Ratio vs. Obiter: Ratio-Where letting of part of a charitable institution's premises is incidental to its main objects and rental income is applied to those objects, such letting does not necessarily constitute an activity for profit under section 2(15) and will not, by itself, disentitle the institution to registration under section 12A. Obiter-Observations on the absence of separate books of account being insufficient alone to infer profit motive, given the particular factual matrix.
Conclusions: The proviso to section 2(15) is not attracted by the fact of letting part of the premises when (i) letting is incidental and not the predominant object, and (ii) rental receipts are used to further the charitable/educational objects. Registration under section 12A should not be refused on this ground alone.
Issue B: Whether the proportion of rental income and reported low direct charitable expenditure justify rejection of registration where the assessee claims application of rental receipts to charitable objects.
Legal framework: Section 11 exemption depends on application of income to charitable objects; section 12A registration requires satisfaction as to genuineness of activities, compliance with law and nature of objects actually pursued.
Precedent Treatment: Followed-Tribunal and High Court authorities recognize that the nature of activities actually pursued and application of income are material; incidental revenue-generating activities funding the main objects have been sustained where evidentiary linkages exist between receipts and expenditures.

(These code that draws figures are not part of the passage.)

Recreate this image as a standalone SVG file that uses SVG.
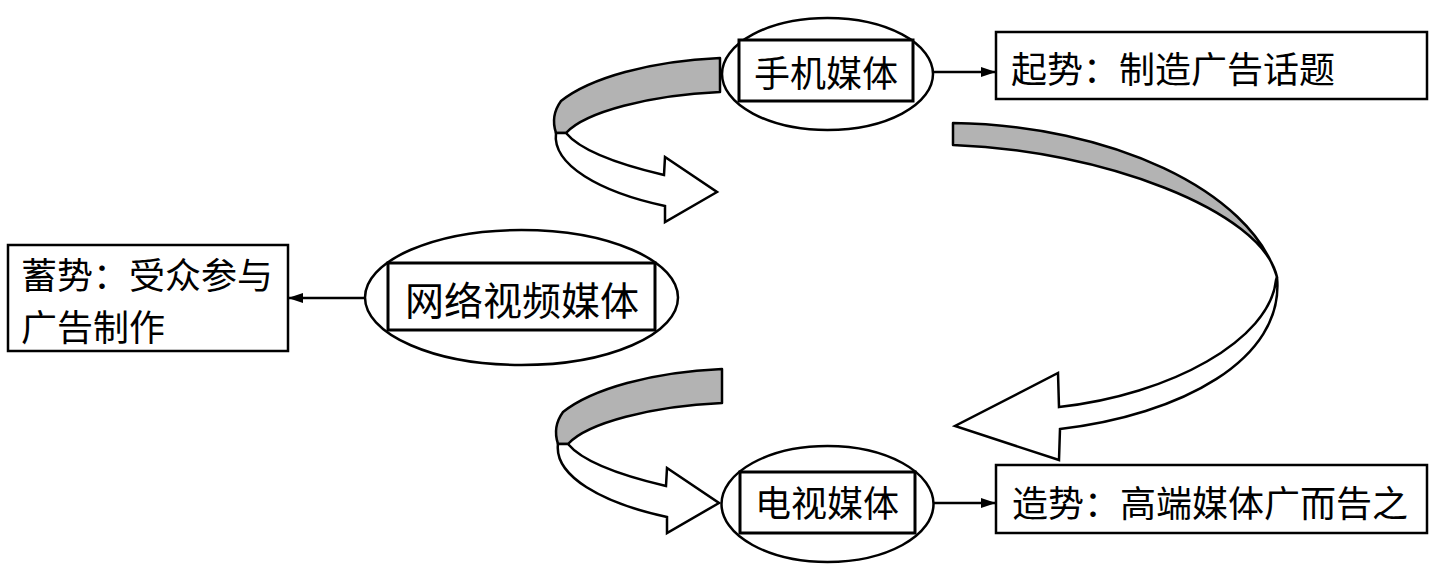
<svg xmlns="http://www.w3.org/2000/svg" width="1436" height="565" viewBox="0 0 1436 565">
<style>
.ln{fill:none;stroke:#000;stroke-width:2.5}
.nd{fill:#fff;stroke:#000;stroke-width:2.5}
.ir{fill:#fff;stroke:#000;stroke-width:3}
.gr{fill:#b3b3b3;stroke:#000;stroke-width:2.5;stroke-linejoin:round}
.wh{fill:#fff;stroke:#000;stroke-width:2.5;stroke-linejoin:miter}
.t{font-family:"Noto Sans CJK SC","Noto Sans",sans-serif;font-size:36px;fill:#000}
</style>
<defs>
<marker id="ah" viewBox="0 0 15 10" refX="14" refY="5" markerWidth="15" markerHeight="10" markerUnits="userSpaceOnUse" orient="auto">
<path d="M0,0 L15,5 L0,10 Z" fill="#000"/>
</marker>
<g id="twist">
<path class="gr" d="M720,58 C650,61 590,78 561,101 C553,112 553,124 556,133 L566,133 C585,112 650,95 720,92 Z"/>
<path class="wh" d="M556,133 C552,165 600,192 665,206 L665,222 L717,192 L665,157 L664,175 C617,164 580,150 566,133 Z"/>
</g>
</defs>
<g id="connectors">
<use href="#twist"/>
<use href="#twist" transform="translate(2,311)"/>
<path class="gr" d="M953,123 C1110,125 1250,190 1277,277 C1262,210 1100,150 953,145 Z"/>
<path class="wh" d="M1277,277 C1285,360 1180,415 1060,429 L1059,460 L955,426 L1058,373 L1059,407 C1170,395 1270,340 1276,280 Z"/>
<path class="ln" d="M933,72 L995,72" marker-end="url(#ah)"/>
<path class="ln" d="M365,298 L289,298" marker-end="url(#ah)"/>
<path class="ln" d="M934,503 L995,503" marker-end="url(#ah)"/>
</g>
<g id="n-phone">
<ellipse class="nd" cx="827.5" cy="74" rx="105.5" ry="56"/>
<rect class="ir" x="739" y="40" width="174" height="61"/>
<text class="t" x="826" y="86.5" text-anchor="middle">手机媒体</text>
</g>
<g id="n-phone-note">
<rect class="nd" x="996" y="32" width="431" height="67"/>
<text class="t" x="1011" y="82.5">起势：制造广告话题</text>
</g>
<g id="n-web">
<ellipse class="nd" cx="521.5" cy="297.5" rx="156.5" ry="67.5"/>
<rect class="ir" x="388" y="263" width="267" height="67"/>
<text class="t" x="522" y="314.5" text-anchor="middle" style="font-size:39px">网络视频媒体</text>
</g>
<g id="n-web-note">
<rect class="nd" x="8" y="245" width="280" height="106"/>
<text class="t" x="21" y="288.5">蓄势：受众参与</text>
<text class="t" x="21" y="340.5">广告制作</text>
</g>
<g id="n-tv">
<ellipse class="nd" cx="827.5" cy="504" rx="106" ry="58"/>
<rect class="ir" x="740" y="472" width="175" height="61"/>
<text class="t" x="827" y="516.5" text-anchor="middle">电视媒体</text>
</g>
<g id="n-tv-note">
<rect class="nd" x="996" y="465" width="431" height="68"/>
<text class="t" x="1012" y="516.5">造势：高端媒体广而告之</text>
</g>
</svg>
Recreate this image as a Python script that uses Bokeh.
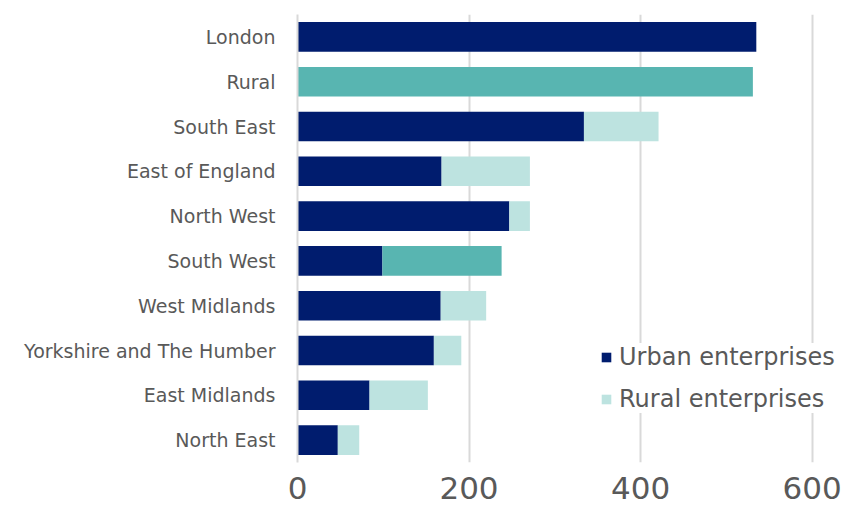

Interpretation and reasoning: The Tribunal scrutinized the Income & Expenditure account and documentary material. It found the CIT(E)'s assertion of only Rs. 50,000 spent on charitable activities to be factually incorrect; the account showed Rs. 5,59,099.50 applied to the trust's objects. The Tribunal reasoned that the relevant inquiry is whether income is applied to the charitable objects and whether the letting activity was carried out with predominant profit motive, not simply whether rental formed a substantial percentage of total receipts. Reliance on authorities establishes that a substantial quantum of passive income or investment income does not ipso facto negate charitable character so long as income is applied to objects and the activity is incidental.
Ratio vs. Obiter: Ratio-Quantitative proportion of rental income alone cannot determine the existence of an activity for profit; factual inquiry into application of funds and character of activity is decisive. Obiter-Comments on the insufficiency of absence of segregated books to conclusively prove profit motive in all circumstances.
Conclusions: The factual finding that a material portion of income was applied to charitable objects defeats the departmental conclusion based merely on percentage of rental income. Registration under section 12A cannot be rejected solely because rental receipts constitute a significant portion of income when those receipts are used for the trust's stated objects.
Issue C: Whether absence of separate books of account for rental activity and alleged non-production of cogent evidence justify cancellation of provisional registration and rejection of application under section 12A.
Legal framework: Administrative satisfaction under section 12A/12AB requires verification of genuineness of activities and compliance with other laws; however, statutory tests focus on object, activity and application of income rather than formal segregation of accounts per se.
Precedent Treatment: Distinguished-While maintenance of proper records supports transparency, precedents relied upon by the Tribunal indicate that separate books are not an absolute precondition where the activity is demonstrably incidental and funds are applied to objects; fact-specific assessment is required.
Interpretation and reasoning: The Tribunal observed that insisting on separate books as a determinative requirement would be excessive where documentary evidence and accounts show application of income to objects. It held that failure to maintain separate ledgers, without more (such as evidence of profit motive or diversion), is insufficient to deny registration. The Tribunal considered the totality of records (income & expenditure account, photographs, approvals) and found the assessee had discharged its burden to show the charitable nature and application of income.
Ratio vs. Obiter: Ratio-Absence of separate books of account, standing alone, does not automatically establish an activity for profit or justify denial of registration under section 12A; the decisive factors are purpose of letting, application of income and predominant object. Obiter-Guidance that credible supporting evidence strengthens the assessee's position and aids administrative verification.
Conclusions: Cancellation of provisional registration and rejection of section 12A application on the ground of not maintaining separate accounts and perceived insufficiency of evidence was not justified on the facts; the Tribunal directed grant of registration and restoration of provisional registration.